--- WHAT IS ASKED ---
Starting at the first line of the data, please print exactly those lines through the one that holds "12, 3, 0, 0, 1]", omitting every picture.

--- DATASET EXTRACT ---

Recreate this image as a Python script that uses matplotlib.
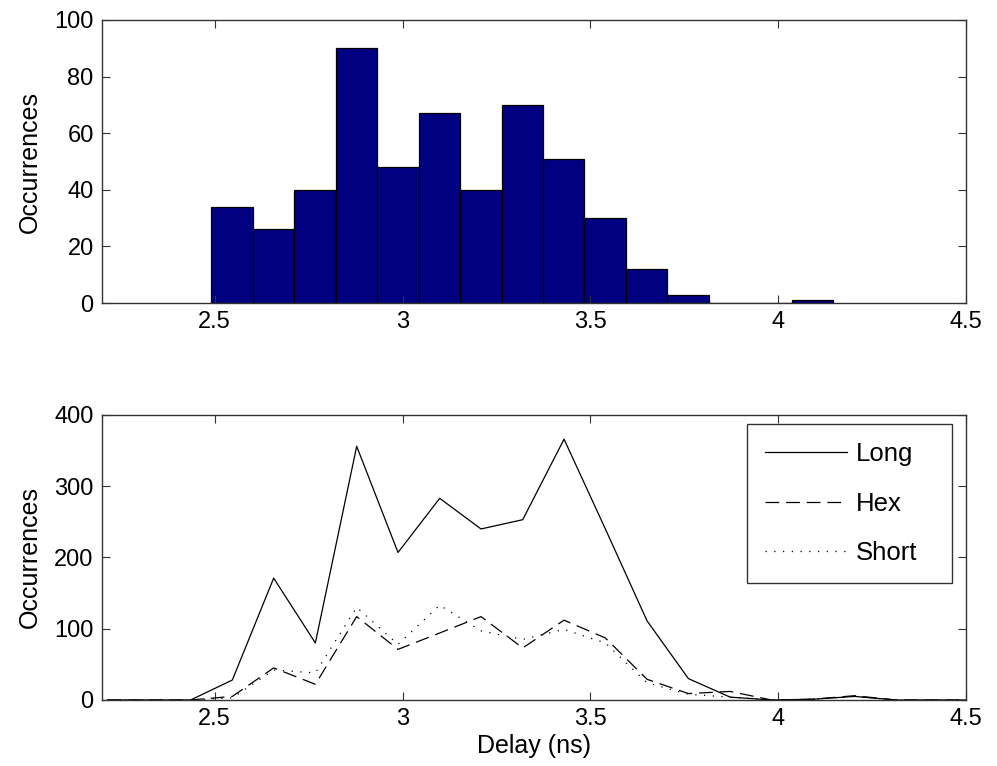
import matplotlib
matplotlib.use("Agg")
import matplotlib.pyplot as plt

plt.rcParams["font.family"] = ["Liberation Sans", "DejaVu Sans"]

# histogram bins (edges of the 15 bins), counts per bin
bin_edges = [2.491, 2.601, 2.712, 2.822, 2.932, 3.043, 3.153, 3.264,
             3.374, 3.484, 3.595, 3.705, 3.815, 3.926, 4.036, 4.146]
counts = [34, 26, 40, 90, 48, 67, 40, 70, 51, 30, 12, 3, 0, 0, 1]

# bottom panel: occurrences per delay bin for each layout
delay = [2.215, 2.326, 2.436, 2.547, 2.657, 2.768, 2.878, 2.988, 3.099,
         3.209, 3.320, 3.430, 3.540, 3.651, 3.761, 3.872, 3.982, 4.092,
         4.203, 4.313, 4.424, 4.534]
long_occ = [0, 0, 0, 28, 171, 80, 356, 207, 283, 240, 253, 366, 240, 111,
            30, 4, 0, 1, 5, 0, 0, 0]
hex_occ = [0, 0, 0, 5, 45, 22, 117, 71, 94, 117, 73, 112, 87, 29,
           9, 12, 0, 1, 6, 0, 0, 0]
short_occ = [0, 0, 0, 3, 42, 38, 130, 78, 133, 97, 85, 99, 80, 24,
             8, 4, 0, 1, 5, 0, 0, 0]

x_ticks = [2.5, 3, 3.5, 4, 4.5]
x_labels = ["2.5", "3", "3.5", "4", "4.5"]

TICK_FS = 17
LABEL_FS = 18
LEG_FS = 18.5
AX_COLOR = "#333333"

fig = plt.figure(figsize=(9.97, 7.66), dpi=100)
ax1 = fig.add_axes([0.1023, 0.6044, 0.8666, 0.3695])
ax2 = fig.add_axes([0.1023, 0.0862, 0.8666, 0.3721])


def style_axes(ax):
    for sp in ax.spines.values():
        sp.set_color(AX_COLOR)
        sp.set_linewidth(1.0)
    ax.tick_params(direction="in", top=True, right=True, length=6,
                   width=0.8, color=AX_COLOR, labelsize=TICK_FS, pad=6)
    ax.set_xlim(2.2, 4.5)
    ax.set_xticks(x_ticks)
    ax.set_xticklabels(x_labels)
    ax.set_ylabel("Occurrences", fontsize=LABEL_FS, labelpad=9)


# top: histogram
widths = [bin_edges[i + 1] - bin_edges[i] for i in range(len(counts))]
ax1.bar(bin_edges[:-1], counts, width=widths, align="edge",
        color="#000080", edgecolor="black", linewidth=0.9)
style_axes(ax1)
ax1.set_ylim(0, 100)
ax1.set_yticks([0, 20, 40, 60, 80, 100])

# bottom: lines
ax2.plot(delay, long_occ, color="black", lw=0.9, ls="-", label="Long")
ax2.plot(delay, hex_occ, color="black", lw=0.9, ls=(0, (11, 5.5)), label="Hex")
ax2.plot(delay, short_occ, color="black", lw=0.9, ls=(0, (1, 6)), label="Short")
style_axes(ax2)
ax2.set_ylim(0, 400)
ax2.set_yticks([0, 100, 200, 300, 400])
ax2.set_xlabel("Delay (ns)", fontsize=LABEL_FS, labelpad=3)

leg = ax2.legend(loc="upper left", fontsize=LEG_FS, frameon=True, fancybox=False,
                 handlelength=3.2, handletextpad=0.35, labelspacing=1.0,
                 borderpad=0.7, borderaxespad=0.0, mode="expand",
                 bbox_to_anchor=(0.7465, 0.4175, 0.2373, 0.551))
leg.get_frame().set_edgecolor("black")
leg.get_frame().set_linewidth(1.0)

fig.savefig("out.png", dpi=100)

--- OUTPUT BELOW ---
Recreate this image as a Python script that uses matplotlib.
import matplotlib
matplotlib.use("Agg")
import matplotlib.pyplot as plt

plt.rcParams["font.family"] = ["Liberation Sans", "DejaVu Sans"]

# histogram bins (edges of the 15 bins), counts per bin
bin_edges = [2.491, 2.601, 2.712, 2.822, 2.932, 3.043, 3.153, 3.264,
             3.374, 3.484, 3.595, 3.705, 3.815, 3.926, 4.036, 4.146]
counts = [34, 26, 40, 90, 48, 67, 40, 70, 51, 30, 12, 3, 0, 0, 1]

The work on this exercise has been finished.